Labour leader Phil Goff says his party would not put government drug buying agency Pharmac on the block to gain a free trade deal with the United States.
There are fears the Trans Pacific Partnership (TPP) free trade agreement the Government is negotiating with the United States and other countries could weaken the drug-buying agency Pharmac. A group of 28 US senators has written to US President Barack Obama with concerns about intellectual property and drug-buying bodies. They sought better protection for US companies in trade talks.
The Government has not ruled out changes to Pharmac if that means getting a free trade deal.
But Mr Goff today told reporters Pharmac was "an absolute bottom line".
"We should not be trading Pharmac off for a trade agreement with the United States."
Mr Goff did not believe the US had the negotiating strength to impose its will on New Zealand and weakening Pharmac was something only big pharmaceutical companies wanted.
"There's no philosophical justification for it, there's no requirement or precedent in terms of negotiating trade agreements."
However, if there were changes to Pharmac under TPP, it would be difficult to undo the changes without unravelling the whole deal, he said.
Mr Goff responded to questions about the lack of information surrounding the TPP talks, saying trade negotiations needed a degree of confidentiality that allowed each side space.
However, when Labour was in government it kept a group of key stakeholders briefed, and he hoped the Government was doing that.
"It keeps your stakeholders informed and it allows them to feed information into the negotiating process."
Prime Minister John Key earlier this month said TPP negotiations were ongoing.
He has declined to set any bottom lines saying he would leave negotiators would do their job.
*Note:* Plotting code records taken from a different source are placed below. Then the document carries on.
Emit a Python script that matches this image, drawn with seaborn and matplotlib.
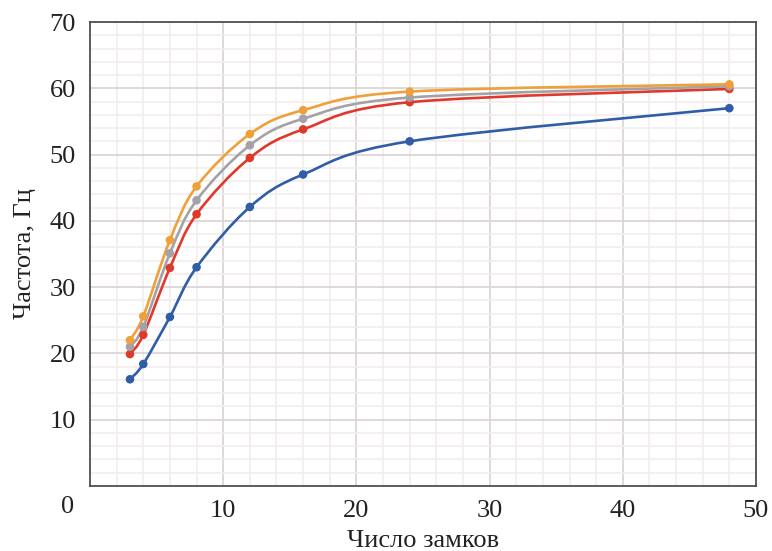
import numpy as np
import pandas as pd
import matplotlib
matplotlib.use("Agg")
import matplotlib.pyplot as plt
from matplotlib.path import Path
from matplotlib.patches import PathPatch
from matplotlib.ticker import MultipleLocator
import seaborn as sns

# Number of locks and the resulting frequency (Hz) for four configurations
locks = [3, 4, 6, 8, 12, 16, 24, 48]
freq_blue = [16.1, 18.4, 25.5, 33.0, 42.1, 47.0, 52.0, 57.0]
freq_red = [19.9, 22.8, 32.9, 41.0, 49.5, 53.8, 57.9, 59.9]
freq_gray = [21.0, 24.0, 35.1, 43.1, 51.4, 55.4, 58.6, 60.3]
freq_orange = [22.0, 25.6, 37.1, 45.2, 53.1, 56.7, 59.5, 60.6]

series_names = ["s1", "s2", "s3", "s4"]
series_values = [freq_blue, freq_red, freq_gray, freq_orange]
palette = ["#2f5da8", "#e0392b", "#a3a2a8", "#efa03a"]

x_ticks = [10, 20, 30, 40, 50]
y_ticks = [10, 20, 30, 40, 50, 60, 70]

df = pd.DataFrame({
    "locks": np.tile(locks, len(series_names)),
    "freq": np.concatenate(series_values),
    "series": np.repeat(series_names, len(locks)),
})

sns.set_theme(style="white")
plt.rcParams["font.family"] = ["Liberation Serif", "DejaVu Serif"]

fig = plt.figure(figsize=(7.72, 5.51), dpi=100)
ax = fig.add_axes([90 / 772, 1 - 486 / 551, (756 - 90) / 772, (486 - 22) / 551])


def smooth_path(xs, ys):
    """Cubic Bezier path through the points (Catmull-Rom style smoothing)."""
    pts = np.column_stack([xs, ys]).astype(float)
    n = len(pts)
    verts = [pts[0]]
    codes = [Path.MOVETO]
    for i in range(n - 1):
        p0 = pts[i - 1] if i > 0 else pts[i]
        p1 = pts[i]
        p2 = pts[i + 1]
        p3 = pts[i + 2] if i + 2 < n else pts[i + 1]
        c1 = p1 + (p2 - p0) / 6.0
        c2 = p2 - (p3 - p1) / 6.0
        verts.extend([c1, c2, p2])
        codes.extend([Path.CURVE4] * 3)
    return Path(verts, codes)


for name, vals, col in zip(series_names, series_values, palette):
    patch = PathPatch(smooth_path(locks, vals), facecolor="none",
                      edgecolor=col, lw=1.9, zorder=3, capstyle="round")
    ax.add_patch(patch)

sns.scatterplot(data=df, x="locks", y="freq", hue="series",
                palette=palette, s=38, linewidth=0, legend=False,
                zorder=4, ax=ax)

ax.set_xlim(0, 50)
ax.set_ylim(0, 70)
ax.set_xticks(x_ticks)
ax.set_yticks(y_ticks)
ax.xaxis.set_minor_locator(MultipleLocator(2))
ax.yaxis.set_minor_locator(MultipleLocator(2))
ax.grid(which="major", color="#dcd5d5", lw=1.3, zorder=1)
ax.grid(which="minor", color="#f2eeee", lw=1.2, zorder=0)
ax.set_axisbelow(True)

for sp in ax.spines.values():
    sp.set_color("#505050")
    sp.set_linewidth(1.3)

ax.tick_params(axis="both", which="both", length=0, labelsize=19,
               colors="#222222")
ax.tick_params(axis="x", pad=10)
ax.tick_params(axis="y", pad=10)

# Shared origin label at the lower-left corner
ax.text(-0.034, -0.022, "0", transform=ax.transAxes, ha="center", va="top",
        fontsize=19, color="#222222")

ax.set_xlabel("Число замков", fontsize=19, color="#222222", labelpad=6)
ax.set_ylabel("Частота, Гц", fontsize=19, color="#222222", labelpad=10)

fig.savefig("out.png", dpi=100, facecolor="white")
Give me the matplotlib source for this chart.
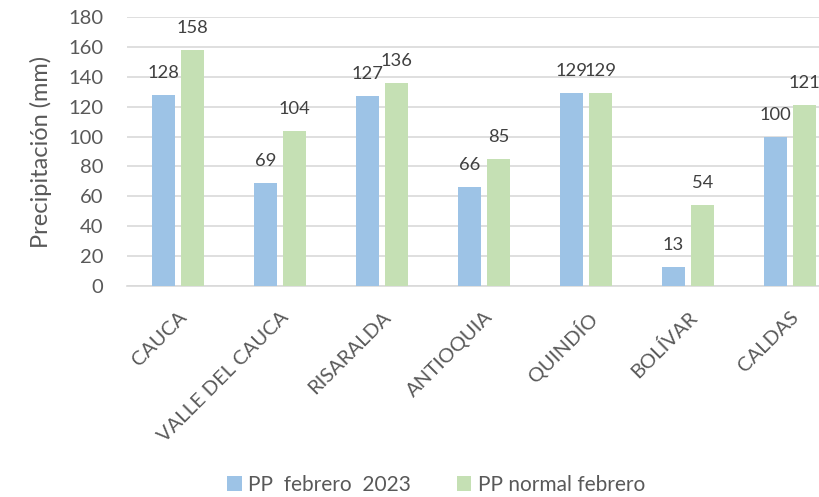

When they reported back to the Government it would not sign up to agreement unless "overall" it was in New Zealand's best interest to do so.
There was always give and take in deals but Mr Key said he rated Pharmac highly.
"We'd take a fair bit of convincing that that wasn't the right model."
The Government would wait and see what was offered.
"We are talking about access, through a free trade agreement, to arguably the largest economy in the world."
The TPP is a multilateral free trade agreement that aims to integrate the economies of the Asia-Pacific region.
The original TPP, which came into force in 2006 and still exists, is between Brunei, Chile, New Zealand and Singapore.
Five additional countries -- Australia, Malaysia, Peru, the United States and Vietnam -- are negotiating to join it.